In statistical quality control, the individual/moving-range chart is a type of control chart used to monitor variables data from a business or industrial process for which it is impractical to use rational subgroups.

### Process variation chart

Chart type: **Moving-range chart**

#### Calculation of moving range

The difference between data point, $x_i$ and its predecessor, $x_{x-1}$, is calculated as

$MR_i = \vert{x_i - x_{i-1}}\vert$.

For $m$ individual values, there are $m-1$ ranges. Next, the arithmetic mean (Center line) of these values is calculated as

$\overline{MR}=\frac{\sum_{i=2}^{m} MR_i}{m-1}$.

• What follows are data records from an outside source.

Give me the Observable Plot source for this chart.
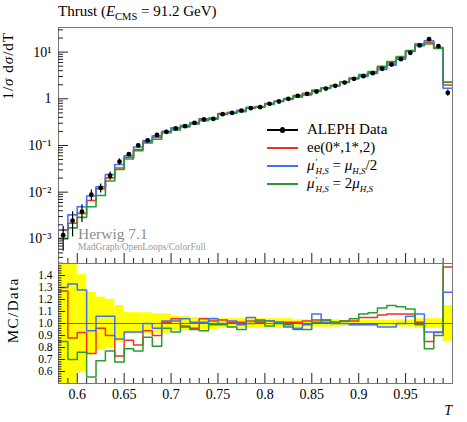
<!DOCTYPE html>
<html><head><meta charset="utf-8">
<script src="https://cdn.jsdelivr.net/npm/d3@7"></script>
<script src="https://cdn.jsdelivr.net/npm/@observablehq/plot@0.6"></script>
<style>
body{margin:0;background:#fff;}
#chart{position:relative;width:467px;height:422px;font-family:"Liberation Serif",serif;color:#000;overflow:hidden;background:#fff}
#chart svg{position:absolute;left:0;overflow:visible;background:transparent}
.t{position:absolute;white-space:nowrap;line-height:1}
.t sub,.t sup{line-height:0}
.rot{transform-origin:0 0;transform:rotate(-90deg) translateX(-100%)}
.ss{display:inline-block;vertical-align:-0.5em;line-height:1;font-size:0.6em;text-align:left;margin-left:1px}
.ss span{display:block;height:1em}
</style></head><body><div id="chart"></div>
<script>
// ---- data ----
const binEdges = [0.58,0.59,0.60,0.61,0.62,0.63,0.64,0.65,0.66,0.67,0.68,0.69,0.70,0.71,0.72,0.73,0.74,0.75,0.76,0.77,0.78,0.79,0.80,0.81,0.82,0.83,0.84,0.85,0.86,0.87,0.88,0.89,0.90,0.91,0.92,0.93,0.94,0.95,0.96,0.97,0.98,0.99,1.00];
const alephData = [1.2e-3,2.45e-3,3.8e-3,8.8e-3,0.0123,0.0225,0.045,0.065,0.100,0.128,0.168,0.196,0.231,0.259,0.306,0.360,0.370,0.469,0.500,0.560,0.630,0.660,0.780,0.875,1.00,1.16,1.28,1.43,1.66,1.90,2.23,2.68,3.05,3.54,4.40,5.43,7.07,9.70,13.9,18.9,13.4,1.34];
const alephRelErr = [0.55,0.55,0.41,0.26,0.22,0.20,0.15,0.09,0.09,0.09,0.08,0.08,0.06,0.06,0.05,0.05,0.05,0.04,0.04,0.04,0.04,0.04,0.04,0.04,0.04,0.03,0.03,0.03,0.03,0.03,0.025,0.025,0.025,0.025,0.025,0.025,0.03,0.03,0.04,0.04,0.04,0.15];
const ratioRed = [1.27,0.88,0.925,0.75,0.96,0.90,0.73,0.86,0.82,0.94,0.90,1.01,1.04,0.97,0.96,1.04,1.02,1.03,1.01,1.01,1.02,1.01,1.02,1.01,1.01,1.01,1.02,1.03,1.03,1.01,1.02,1.02,1.05,1.05,1.07,1.08,1.08,1.08,1.01,0.85,0.925,1.47];
const ratioBlue = [1.30,1.33,1.28,0.94,1.06,1.06,0.87,0.93,0.93,1.00,0.96,1.02,1.02,1.04,1.01,1.01,1.04,1.00,1.02,0.99,1.05,1.02,1.02,1.01,0.97,0.96,0.99,1.08,1.01,1.00,1.00,0.99,0.99,0.99,0.97,0.97,1.00,1.06,1.08,0.93,0.93,1.26];
const ratioGreen = [0.85,0.70,0.76,0.555,0.69,0.77,0.68,0.79,0.77,0.885,0.81,0.96,0.93,0.98,0.95,0.94,0.99,0.99,0.97,0.95,1.00,1.03,0.98,1.00,0.99,0.95,0.95,1.01,1.03,1.01,1.02,1.04,1.08,1.09,1.13,1.15,1.14,1.12,0.99,0.79,0.90,1.70];
const seriesColors = ["#f0341c","#4272f5","#2b9a30"];
const xTickValues = [0.6,0.65,0.7,0.75,0.8,0.85,0.9,0.95];
const xTickLabels = ["0.6","0.65","0.7","0.75","0.8","0.85","0.9","0.95"];
const yTickValues = [0.001,0.01,0.1,1,10];
const yTickLabels = ["10\u207B\u00B3","10\u207B\u00B2","10\u207B\u00B9","1","10\u00B9"];
const ratioTickValues = [0.6,0.7,0.8,0.9,1.0,1.1,1.2,1.3,1.4];
const ratioTickLabels = ["0.6","0.7","0.8","0.9","1.0","1.1","1.2","1.3","1.4"];

// ---- derived tables ----
const mid = i => (binEdges[i] + binEdges[i+1]) / 2;
function steps(vals){const p=[];vals.forEach((v,i)=>{p.push({T:binEdges[i],v});p.push({T:binEdges[i+1],v});});return p;}
const mcRed = alephData.map((d,i)=>d*ratioRed[i]);
const mcBlue = alephData.map((d,i)=>d*ratioBlue[i]);
const mcGreen = alephData.map((d,i)=>d*ratioGreen[i]);
const dataPts = alephData.map((v,i)=>({T:mid(i),v,lo:v*(1-alephRelErr[i]),hi:v*(1+alephRelErr[i])}));
const band = alephRelErr.map((e,i)=>({lo:binEdges[i],hi:binEdges[i+1],b1:1-e,b2:1+e}));
const xMinor = d3.range(59,100).map(k=>k/100).filter(t=>Math.abs(t*20-Math.round(t*20))>1e-6);
const yMinor = [];
for (let e=-4;e<=1;e++) for (let m=2;m<=9;m++){const v=m*Math.pow(10,e); if(v>2.96e-4&&v<33.7) yMinor.push(v);}
const rMinor = d3.range(26,75).map(k=>k/50).filter(t=>Math.abs(t*10-Math.round(t*10))>1e-6);
const fmtMap = (vals,labs)=>d=>{const i=vals.findIndex(v=>Math.abs(v-d)<1e-9);return i<0?"":labs[i];};

const chart = document.getElementById("chart");
const tickCol = "#222";
const baseStyle = {background:"transparent",overflow:"visible",fontFamily:"Liberation Serif, serif",fontSize:"14px",color:"#000"};

const mainPlot = Plot.plot({
  width:467,height:264,marginLeft:58,marginRight:15,marginTop:27,marginBottom:1,
  style:baseStyle,
  x:{domain:[0.58,1.0],axis:null},
  y:{type:"log",domain:[2.96e-4,33.7],axis:null},
  marks:[
    Plot.line(steps(mcRed),{x:"T",y:"v",stroke:seriesColors[0],strokeWidth:1.6,clip:true}),
    Plot.line(steps(mcBlue),{x:"T",y:"v",stroke:seriesColors[1],strokeWidth:1.6,clip:true}),
    Plot.line(steps(mcGreen),{x:"T",y:"v",stroke:seriesColors[2],strokeWidth:1.6,clip:true}),
    Plot.ruleX(dataPts,{x:"T",y1:"lo",y2:"hi",stroke:"#000",strokeWidth:1.2,clip:true}),
    Plot.dot(dataPts,{x:"T",y:"v",r:2.4,fill:"#000",stroke:"none"}),
    Plot.frame({stroke:"#777"}),
    Plot.axisY(yTickValues,{anchor:"left",tickSize:10,insetLeft:10,fill:"none",label:null,stroke:tickCol}),
    Plot.axisY(yMinor,{anchor:"left",tickSize:5,insetLeft:5,fill:"none",label:null,stroke:tickCol}),
    Plot.axisY(yTickValues,{anchor:"left",tickSize:0,tickPadding:7,tickFormat:fmtMap(yTickValues,yTickLabels),label:null,fontSize:14}),
    Plot.axisX(xTickValues,{anchor:"bottom",tickSize:10,insetBottom:10,fill:"none",label:null,stroke:tickCol}),
    Plot.axisX(xMinor,{anchor:"bottom",tickSize:5,insetBottom:5,fill:"none",label:null,stroke:tickCol})
  ]
});
mainPlot.style.top="0px";
chart.appendChild(mainPlot);

const ratioPlot = Plot.plot({
  width:467,height:172,marginLeft:58,marginRight:15,marginTop:13,marginBottom:39,
  style:baseStyle,
  x:{domain:[0.58,1.0],axis:null},
  y:{domain:[0.5,1.5],axis:null},
  marks:[
    Plot.rect(band,{x1:"lo",x2:"hi",y1:"b1",y2:"b2",fill:"#ffff00",clip:true}),
    Plot.ruleY([1],{stroke:"#444",strokeWidth:0.8}),
    Plot.line(steps(ratioRed),{x:"T",y:"v",stroke:seriesColors[0],strokeWidth:1.5,clip:true}),
    Plot.line(steps(ratioBlue),{x:"T",y:"v",stroke:seriesColors[1],strokeWidth:1.5,clip:true}),
    Plot.line(steps(ratioGreen),{x:"T",y:"v",stroke:seriesColors[2],strokeWidth:1.5,clip:true}),
    Plot.frame({stroke:"#777"}),
    Plot.axisY(ratioTickValues,{anchor:"left",tickSize:7,insetLeft:7,fill:"none",label:null,stroke:tickCol}),
    Plot.axisY(rMinor,{anchor:"left",tickSize:3.5,insetLeft:3.5,fill:"none",label:null,stroke:tickCol}),
    Plot.axisY(ratioTickValues,{anchor:"left",tickSize:0,tickPadding:6,tickFormat:fmtMap(ratioTickValues,ratioTickLabels),label:null,fontSize:11.5}),
    Plot.axisX(xTickValues,{anchor:"bottom",tickSize:10,insetBottom:10,fill:"none",label:null,stroke:tickCol}),
    Plot.axisX(xMinor,{anchor:"bottom",tickSize:5,insetBottom:5,fill:"none",label:null,stroke:tickCol}),
    Plot.axisX(xTickValues,{anchor:"bottom",tickSize:0,tickPadding:6,tickFormat:fmtMap(xTickValues,xTickLabels),label:null,fontSize:14})
  ]
});
ratioPlot.style.top="250px";
chart.appendChild(ratioPlot);

// ---- text overlays ----
function addText(html, css){const d=document.createElement("div");d.className="t";d.innerHTML=html;Object.assign(d.style,css);chart.appendChild(d);return d;}
addText('Thrust (<i>E</i><sub style="font-size:0.7em">CMS</sub> = 91.2 GeV)',{left:"58px",top:"4.4px",fontSize:"15px"});
const yl = addText('1/<i>σ</i> d<i>σ</i>/dT',{left:"0.7px",top:"32px",fontSize:"15px",letterSpacing:"1px"}); yl.classList.add("rot");
const rl = addText('MC/Data',{left:"5.7px",top:"277px",fontSize:"15px",letterSpacing:"1.5px"}); rl.classList.add("rot");
addText('<i>T</i>',{right:"15px",top:"404px",fontSize:"14px"});
addText('Herwig 7.1',{left:"78px",top:"226px",fontSize:"15.5px",color:"#8c8c8c"});
addText('MadGraph/OpenLoops/ColorFull',{left:"78px",top:"242.5px",fontSize:"9.5px",color:"#999"});

// legend
const legendRows = [
  {html:'ALEPH Data', color:"#000", dot:true},
  {html:'ee(0*,1*,2)', color:seriesColors[0]},
  {html:'<i>μ</i><span class="ss"><span>′</span><span><i>H,S</i></span></span> = <i>μ</i><sub style="font-size:0.6em"><i>H,S</i></sub>/2', color:seriesColors[1]},
  {html:'<i>μ</i><span class="ss"><span>′</span><span><i>H,S</i></span></span> = 2<i>μ</i><sub style="font-size:0.6em"><i>H,S</i></sub>', color:seriesColors[2]}
];
legendRows.forEach((r,i)=>{
  const yLine = 130 + i*18;
  const s=document.createElement("div");
  Object.assign(s.style,{position:"absolute",left:"267px",width:"31px",top:(yLine-1)+"px",height:"2px",backgroundColor:r.color});
  chart.appendChild(s);
  if(r.dot){const d=document.createElement("div");Object.assign(d.style,{position:"absolute",left:"280px",top:(yLine-2.6)+"px",width:"5.2px",height:"5.2px",borderRadius:"50%",backgroundColor:"#000"});chart.appendChild(d);}
  addText(r.html,{left:"307px",top:(yLine+4.5-12.56)+"px",fontSize:"15px",height:"15px"});
});
</script></body></html>
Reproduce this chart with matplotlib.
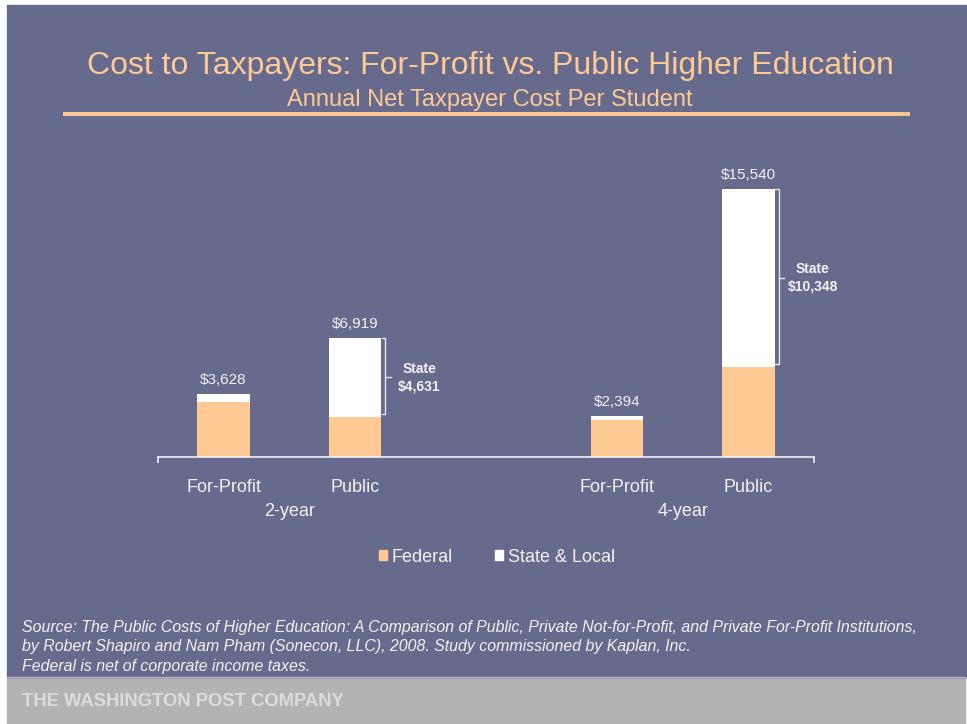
import matplotlib
matplotlib.use("Agg")
import matplotlib.pyplot as plt
from matplotlib.patches import Rectangle, Patch

plt.rcParams["font.family"] = ["Liberation Sans", "DejaVu Sans"]

# data
groups = ["2-year", "4-year"]
categories = ["For-Profit", "Public", "For-Profit", "Public"]
federal = [3200, 2288, 2130, 5192]
state_local = [428, 4631, 264, 10348]
totals = [3628, 6919, 2394, 15540]
positions = [0, 1, 3, 4]

W, H = 967, 724
BG = "#666B8E"
ORANGE = "#FFC993"
LIGHT = "#F2F2F2"


def fx(px):
    return px / W


def fy(py):
    return 1 - py / H


fig = plt.figure(figsize=(W / 100, H / 100), dpi=100)
fig.patch.set_facecolor("white")

# slate panel and grey footer band
fig.patches.append(Rectangle((fx(7), fy(677)), fx(960), (677 - 5) / H,
                             transform=fig.transFigure, color=BG, zorder=-10))
fig.patches.append(Rectangle((fx(7), 0), fx(958), 47 / H,
                             transform=fig.transFigure, color="#B3B3B3", zorder=-10))
fig.add_artist(plt.Line2D([fx(7), fx(965)], [fy(677.5), fy(677.5)],
                          transform=fig.transFigure, color="#9A9CB0", lw=0.8, zorder=-5))

# titles
fig.text(fx(490.5), fy(74), "Cost to Taxpayers: For-Profit vs. Public Higher Education",
         ha="center", va="baseline", fontsize=23, color=ORANGE)
fig.text(fx(490), fy(106), "Annual Net Taxpayer Cost Per Student",
         ha="center", va="baseline", fontsize=17, color=ORANGE)
fig.add_artist(plt.Line2D([fx(63), fx(910)], [fy(114), fy(114)],
                          transform=fig.transFigure, color=ORANGE, lw=2.8,
                          solid_capstyle="butt"))

# chart axes
ax = fig.add_axes([fx(158), fy(457), 656 / W, 293.6 / H])
ax.set_facecolor("none")
ax.set_xlim(-0.5, 4.5)
ax.set_ylim(0, 17000)
for s in ["top", "left", "right"]:
    ax.spines[s].set_visible(False)
ax.spines["bottom"].set_color(LIGHT)
ax.spines["bottom"].set_linewidth(1.2)
ax.set_yticks([])
ax.set_xticks([-0.5, 4.5])
ax.set_xticklabels([])
ax.tick_params(axis="x", direction="out", length=4, width=1.2, color=LIGHT)

ax.bar(positions, federal, width=0.4, color=ORANGE, zorder=2)
ax.bar(positions, state_local, width=0.4, bottom=federal, color="white", zorder=2)

for p, t in zip(positions, totals):
    ax.annotate(f"${t:,}", xy=(p, t), xytext=(0, 7.2), textcoords="offset points",
                ha="center", va="baseline", fontsize=11, color=LIGHT)

for p, c in zip(positions, categories):
    ax.annotate(c, xy=(p, 0), xycoords=("data", "axes fraction"), xytext=(0, -25.2),
                textcoords="offset points", ha="center", va="baseline",
                fontsize=13, color=LIGHT, annotation_clip=False)

for i, g in enumerate(groups):
    gx = (positions[2 * i] + positions[2 * i + 1]) / 2
    ax.annotate(g, xy=(gx, 0), xycoords=("data", "axes fraction"), xytext=(0, -42.5),
                textcoords="offset points", ha="center", va="baseline",
                fontsize=13, color=LIGHT, annotation_clip=False)

# brackets for the state share on public bars
for i in [1, 3]:
    p = positions[i]
    top = totals[i]
    bot = federal[i] + 200
    mid = (top + federal[i]) / 2
    x0 = p + 0.2 + 0.005
    xb = p + 0.2 + 0.03
    xt = xb + 0.045
    ax.plot([x0, xb, xb, x0], [top, top, bot, bot], color="#E6E6E6", lw=1,
            clip_on=False, zorder=3)
    ax.plot([xb, xt], [mid, mid], color="#E6E6E6", lw=1, clip_on=False, zorder=3)
    ax.text(p + 0.49, mid, f"State\n${state_local[i]:,}", ha="center", va="center",
            fontsize=10, fontweight="bold", color=LIGHT, linespacing=1.3)

# legend
handles = [Patch(color=ORANGE, label="Federal"), Patch(color="white", label="State & Local")]
leg = fig.legend(handles=handles, loc="center", bbox_to_anchor=(fx(497), fy(557)),
                 bbox_transform=fig.transFigure, ncol=2, frameon=False, fontsize=13,
                 handlelength=0.45, handleheight=0.45, handletextpad=0.28,
                 columnspacing=2.33, borderpad=0)
for t in leg.get_texts():
    t.set_color(LIGHT)

# source notes
notes = [
    "Source: The Public Costs of Higher Education: A Comparison of Public, Private Not-for-Profit, and Private For-Profit Institutions,",
    "by Robert Shapiro and Nam Pham (Sonecon, LLC), 2008. Study commissioned by Kaplan, Inc.",
    "Federal is net of corporate income taxes.",
]
for k, line in enumerate(notes):
    fig.text(fx(22), fy(632 + 19.5 * k), line, ha="left", va="baseline",
             fontsize=11.4, style="italic", color=LIGHT)

fig.text(fx(22), fy(706), "THE WASHINGTON POST COMPANY", ha="left", va="baseline",
         fontsize=13.25, fontweight="bold", color="#DCDCDC")

fig.savefig("out.png", dpi=100)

#### Calculation of moving range control limit

The upper control limit for the range (or upper range limit) is calculated by multiplying the average of the moving range by $D_4$ for n = 2;

$UCL_r=D_4*\overline {MR}$

The lover control limit for the range is calculated by multiplying the average of the moving range by $D_3$ for $n = 2$;

$LCL_r=D_3*\overline {MR}$

### Process mean chart

Chart type: Mean chart

#### Calculation of individuals control limits

First, the average (Center line) of the individual values is calculated:

$\overline {x}=\frac {\sum _{i=1}^{m}{x_i}}{m}$

Next, the upper control limit ($UCL$) and lower control limit ($LCL$) for the individual values (or upper and lower natural process limits) are calculated:

$UCL={\overline {x}}+3 \frac{{\overline {MR}}}{d_2}$.

$LCL={\overline {x}}-3 \frac{{\overline {MR}}}{d_2}$.

where $d_2$ is constant for subgroup size $n=2$

### Constants

The values $A2, A3, D3, d2, D4, B3, B4$ are constants configured for calculations in the SPC panel. The values are also available as an SQL script.